Because the Philippines is an utter failure at producing stuff, but a runaway success at buying and consuming stuff, it is doomed in the spiral to impoverished irrelevance that it is already hopelessly caught in. Whatever “growth” it aspires to is always underpinned by external dependencies — the remittances of its vast army of overseas foreign workers, the politically-correct goodwill and pained altruism of its former imperialist “friends” in the international community, and its rapidly dwindling share in the global pot of “foreign investment”.

That infamous Aegis Global “anti-Philippines” video that Filipinos and their government have thrown a monumental national tantrum over represents but a small leak in the dike that protects Filipinos from the mountain of reality checks piling up behind it. Perhaps Filipinos can apply their 100-million-strong “wealth” of warm bodies to plug all the holes in that dike. But truly great people do not shy away from life’s reality checks. They face them and overcome them.

Are Filipinos up to the challenge of thinking their way out of the rut they had dug themselves into?

The untenable nature of “climate” activism’s goals and the non-control the Philippines exerts over its fate given that has been reduced to a sad activist cliche. Words uttered and poetry waxed about it may comfort. But the trajectory has been set and the rocket already launched a long time ago.

12 Replies to “Climate change activism: mere farts in the wind”

  1. We can all debate about climate change, but Nature has the final say.

    World leaders want to slow down the effect of climate change, then solve first the population explosion. If lesser population would mean lesser demand for fuel. But, if it doesn‘t work, then only few would endure the harm effects of climate change. Think, if the population of the Philippines is only 50 million and not the current 100 million, it would be easier for us to adjust and to cope with climate change.

    Overpopulation and pollution jives together.
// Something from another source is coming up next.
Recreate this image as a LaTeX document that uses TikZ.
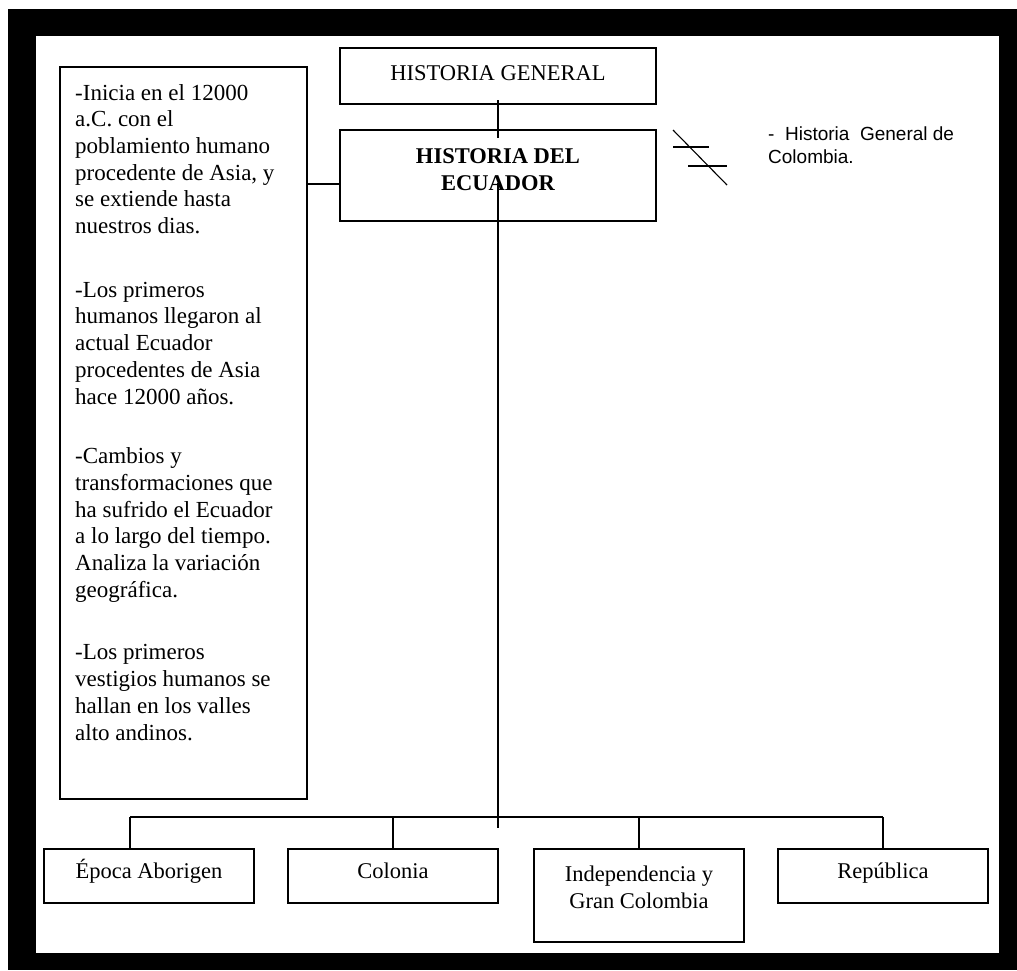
\documentclass[tikz,border=0pt]{standalone}
\usepackage{fontspec}
\setmainfont{Liberation Serif}
\newfontfamily\arialfont{Liberation Sans}
\begin{document}
\begin{tikzpicture}[x=1pt,y=-1pt,
  box/.style={draw=black, line width=1.3pt, fill=white, inner sep=0pt},
  ln/.style={draw=black, line width=1.2pt},
  txt/.style={inner sep=0pt, font=\fontsize{22.5}{26.7}\selectfont, anchor=base},
  sans/.style={inner sep=0pt, font=\arialfont\fontsize{19}{23}\selectfont, anchor=base west, align=left}]
\useasboundingbox (0,0) rectangle (1017,970);
\fill[black] (8,9) rectangle (1017,970);
\fill[white] (36,35.5) rectangle (999,953);

% boxes
\node[box, minimum width=247pt, minimum height=732pt] (left) at (183.5,433) {};
\node[box, minimum width=316pt, minimum height=56pt] (gen) at (498,76) {};
\node[box, minimum width=316pt, minimum height=91pt] (ecu) at (498,175.5) {};
\node[box, minimum width=210pt, minimum height=54pt] (b1) at (149,876) {};
\node[box, minimum width=210pt, minimum height=54pt] (b2) at (393,876) {};
\node[box, minimum width=210pt, minimum height=93pt] (b3) at (639,895.5) {};
\node[box, minimum width=210pt, minimum height=54pt] (b4) at (883,876) {};

% coordinates for connectors
\coordinate (vtop) at (498,100);
\coordinate (vgap1) at (498,138);
\coordinate (vgap2) at (498,183);
\coordinate (vbot) at (498,828);
\coordinate (barL) at (130,817);
\coordinate (barR) at (883,817);
\coordinate (j2) at (393,817);
\coordinate (j3) at (639,817);

% connectors
\draw[ln] (vtop) -- (vgap1);
\draw[ln] (vgap2) -- (vbot);
\draw[ln] (left.east |- 0,184) -- (ecu.west |- 0,184);
\draw[ln] (barL) -- (barR);
\draw[ln] (barL) -- (barL |- b1.north);
\draw[ln] (j2) -- (b2.north);
\draw[ln] (j3) -- (b3.north);
\draw[ln] (barR) -- (b4.north);

% texts (multi-line nodes: base = baseline of last line)
\node[txt] (tgen) at (498,80) {HISTORIA GENERAL};
\node[txt, font=\bfseries\fontsize{22.5}{27}\selectfont, align=center] (tecu) at (498,190) {HISTORIA DEL\\ECUADOR};
\node[txt, font=\fontsize{23}{26.7}\selectfont, anchor=base west, align=left] (tleft) at (75,740) {-Inicia en el 12000\\a.C. con el\\poblamiento humano\\procedente de Asia, y\\se extiende hasta\\nuestros dias.\\[37pt]-Los primeros\\humanos llegaron al\\actual Ecuador\\procedentes de Asia\\hace 12000 años.\\[33pt]-Cambios y\\transformaciones que\\ha sufrido el Ecuador\\a lo largo del tiempo.\\Analiza la variación\\geográfica.\\[36pt]-Los primeros\\vestigios humanos se\\hallan en los valles\\alto andinos.};
\node[txt] (t1) at (149,878) {Época Aborigen};
\node[txt] (t2) at (393,878) {Colonia};
\node[txt, align=center] (t3) at (639,908) {Independencia y\\Gran Colombia};
\node[txt] (t4) at (883,878) {República};

% Colombia note and symbol
\coordinate (s1) at (673,130);
\coordinate (s2) at (727,185);
\coordinate (h1a) at (673,147);
\coordinate (h1b) at (709,147);
\coordinate (h2a) at (688,166);
\coordinate (h2b) at (727,166);
\draw[line width=1.1pt] (s1) -- (s2);
\draw[line width=1.1pt] (h1a) -- (h1b);
\draw[line width=1.1pt] (h2a) -- (h2b);
\node[sans] (col) at (768,163) {-\ \ Historia\ \ General de\\Colombia.};
\end{tikzpicture}
\end{document}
  2. Nature has its way of balancing things. High population growth produces greenhouse effect. Humans emit heat, use carbon fuel and destroys the forests.
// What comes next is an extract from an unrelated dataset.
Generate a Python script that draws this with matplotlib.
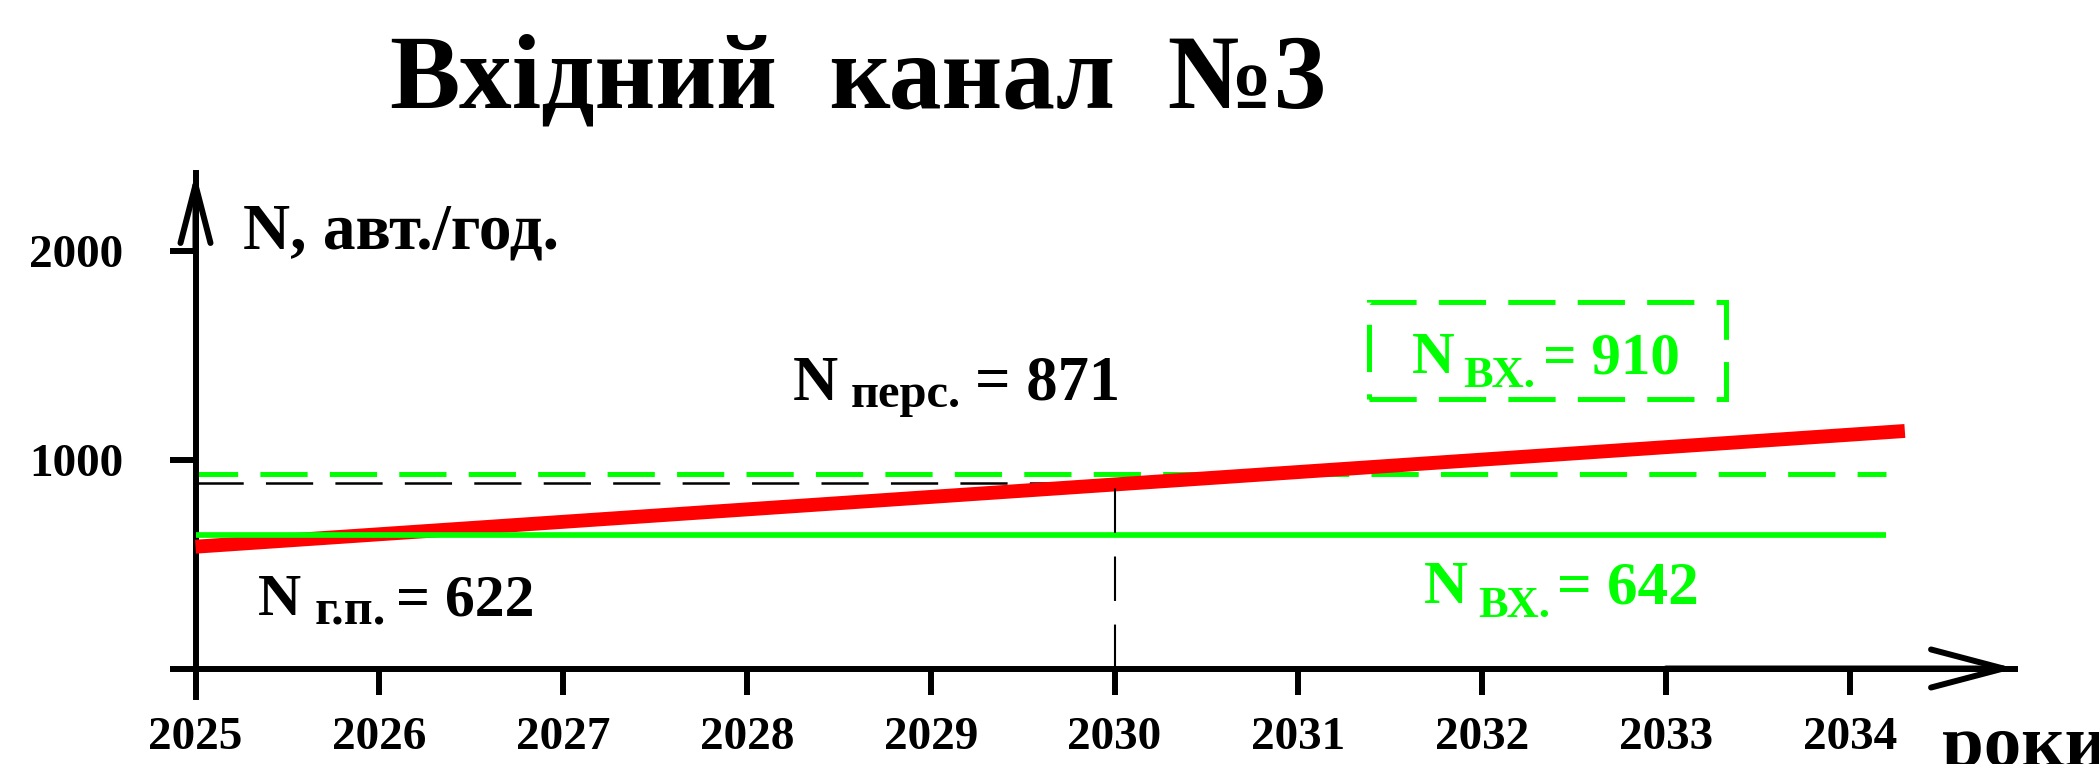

    The poorest countries in the whole world would be greatly affected by impact of climate change. This includes the Philippines. Even Nature has its way of eradicating poverty. By simply wiping out poor countries with super typhoons. What a natural way to reduce human population.

  3. The Philippine government claim to be actively doing something to address climate change concerns but they have not done the following:

    1) Jump our fuel standard to Euro 4/5 already and not allow fuel companies to delay this any further beyond 2016. I saw some articles saying Euro 4 fuel standard for 2016 may get pushed back still because the big 3 will not be able to comply completely yet. That should be their problem because that’s been in the pipeline and delayed from 2014 to 2016 if I recall correctly.
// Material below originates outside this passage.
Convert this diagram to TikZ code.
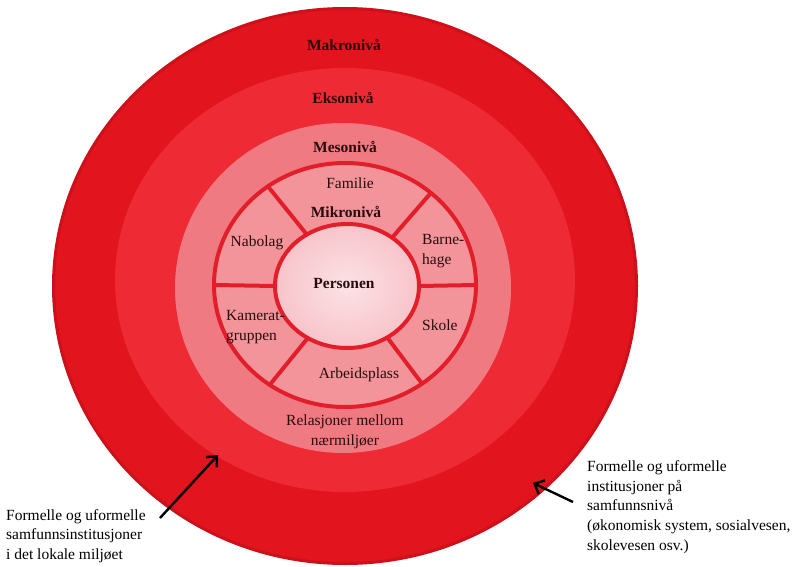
\documentclass[tikz,border=0pt]{standalone}
\usepackage{fontspec}
\setmainfont{Liberation Serif}
\usetikzlibrary{shapes.geometric,arrows.meta}
\definecolor{makroC}{RGB}{226,20,30}
\definecolor{makroE}{RGB}{205,16,26}
\definecolor{eksoC}{RGB}{238,42,53}
\definecolor{mesoC}{RGB}{240,122,130}
\definecolor{mikroC}{RGB}{243,148,155}
\definecolor{personIn}{RGB}{252,226,229}
\definecolor{personOut}{RGB}{247,196,202}
\definecolor{ringC}{RGB}{226,30,42}
\definecolor{txtC}{RGB}{40,12,12}
\begin{document}
\begin{tikzpicture}[x=1pt,y=-1pt,
  layer/.style={ellipse, inner sep=0pt, outer sep=0pt},
  lvl/.style={font=\fontsize{15.5}{19}\selectfont\bfseries, text=txtC, inner sep=0pt},
  lab/.style={font=\fontsize{15.5}{20}\selectfont, text=txtC, inner sep=0pt},
  note/.style={font=\fontsize{15.5}{19.7}\selectfont, text=black, inner sep=0pt, align=left},
  spoke/.style={draw=ringC, line width=4pt},
  pointer/.style={draw=black, line width=2.4pt, -{Straight Barb[length=8pt,width=15pt]}}
]
\useasboundingbox (0,0) rectangle (798,567);
\fill[white] (0,0) rectangle (798,567);

% layers
\node[layer, fill=makroC, draw=makroE, line width=3pt, minimum width=583pt, minimum height=555pt] (makro) at (345,286) {};
\node[layer, fill=eksoC, minimum width=460pt, minimum height=424pt] (ekso) at (345,280) {};
\node[layer, fill=mesoC, minimum width=336pt, minimum height=330pt] (meso) at (343,288) {};
\node[layer, fill=mikroC, draw=ringC, line width=4pt, minimum width=262pt, minimum height=244pt] (mikro) at (345,285) {};
\node[layer, inner color=personIn, outer color=personOut, draw=ringC, line width=4pt, minimum width=144pt, minimum height=124pt] (person) at (347,286) {};

% spokes of the micro ring
\foreach \a in {0,47,128,180,233,308}
  \draw[spoke] (person.\a) -- (mikro.\a);

% level labels
\node[lvl] (tmakro) at (344,45) {Makronivå};
\node[lvl] (tekso) at (343,98) {Eksonivå};
\node[lvl] (tmeso) at (345,147) {Mesonivå};
\node[lvl] (tmikro) at (346,212) {Mikronivå};
\node[lvl] (tperson) at (344,283) {Personen};

% micro segments
\node[lab] (familie) at (350,183) {Familie};
\node[lab] (nabolag) at (257,243) {Nabolag};
\node[lab, align=left, anchor=west] (kamerat) at (226,327) {Kamerat-\\gruppen};
\node[lab] (arbeid) at (359,375) {Arbeidsplass};
\node[lab, align=left, anchor=west] (barnehage) at (422,251) {Barne-\\hage};
\node[lab, anchor=west] (skole) at (422,325) {Skole};
\node[lab, align=center] (relasjon) at (345,432) {Relasjoner mellom\\nærmiljøer};

% notes
\node[note, anchor=west] (noteL) at (6,536) {Formelle og uformelle\\samfunnsinstitusjoner\\i det lokale miljøet};
\node[note, anchor=west] (noteR) at (587,507) {Formelle og uformelle\\institusjoner på\\samfunnsnivå\\(økonomisk system, sosialvesen,\\skolevesen osv.)};

\coordinate (tailL) at (160,518);
\coordinate (headL) at (218,455);
\coordinate (tailR) at (573,502);
\coordinate (headR) at (533,483);
\draw[pointer] (tailL) -- (headL);
\draw[pointer] (tailR) -- (headR);
\end{tikzpicture}
\end{document}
    2) Incentives for installing alternative energy sources for buildings (Be it residence, commercial or industrial). These should be technologies that are VAT free and ideally even excise tax/import tax free because they aim to help the environment in a grand scale if you allow movement to start even in a smaller scale. Even if I buy a small 1kw solar panel, that is still 1kw I am not drawing from the grid during daytime. Just to cite an example.

    3) Alternative fueled vehicle incentives. For some reason, up to now, there is no clear signal as to what has happened to this law. It’s already approved last I checked but no IRR til now. But it’s more than 30 days which is normally the standard for release of IRRs after a law is signed. This will affect not only private vehicles but technologies for public transport to be pushed to ubiquity. by making the commercial investment towards them more viable.

    4) get their sh*t together as to action plans. It is still just seeming to be all talk to no action when it comes to the government. Actions to “fight” corruption by the government have not lead to criminal convictions. They are only detained for legal proceeding but are not technically jailed because they are guilty. It’s something that is a clear example of how flawed government action is with anything it does. Streamlining operations also is out of the question for most agencies because they prefer it to be as messed up as possible so that they can get as much grease money from every one to get things moving. That’s why computer integration and interconnection between agencies doesn’t seem to work. This would make records keeping more efficienct and trace backs be quick and easy for all types of checks and balanced. It won’t waste time and energy of everyone concerned and make personnel operation efficient and less wasteful on a big picture scale. Savings all around for everyone.

  4. The “Greenhouse Effect” has already destroyed the Solar Shield of the Planet Earth. It is caused by too much pollution and too much emission of Carbon Dioxide.

    Our forests are denuded…our oceans , rivers and lakes are polluted. The Schumann Resonance which is the “heartbeat of this Planet Earth” is already 13 Hz…

    So, expect weird weather to continue…the Pacific Ring of Fire is already disturbed. More volcanic eruptions, earthquakes tsunamis, etc…

    It is our fault, we did not took care of Mother Earth, our home, which is called: “the Blue Planet”…

    1. Filipinos are multiplying like Rabbits…with small landspace and 100 million population. The gap between the rich and the poor is too wide; and widening, everyday…corruption widespread…the best and the brightest continue to migrate to other countries…what can we expect?

      1. expect the Pacific Ocean to swallow most of the country sooner or later and head for higher ground.

        other than that? expect more of the same scam/scum-baggery out of the politicians that serve themselves at the buffet of the national treasury.

  5. I totally agree. Furthermore, uselss Aquino demanded funds… for his pocket and the pocket of the oligarchs, playing the victim card, again.

  6. Politics for politics’ sake is more important than industry for most pinoys. I might say, especially so for most that never had any chance at any technical trade.

  7. benign0: you usually talk sense, but this article is a bit rambling. What does it have to do with climate change activism?

    Perhaps you were pointing out that, in the grand scheme of things, climate change is somewhere down near the bottom of the Philippines’ massive list of “things I need to fix today”?

  8. The Definition of poverty given above is not an accurate assessment of what poverty is: The lack of basic needs over an extended period of time.

    if the definition is referring to a national banruptcy it is not accurate either.Poverty is a condition of people, not a national political attitude.even if it is made up for a good reason, as it appears to have been, it is still not accurate.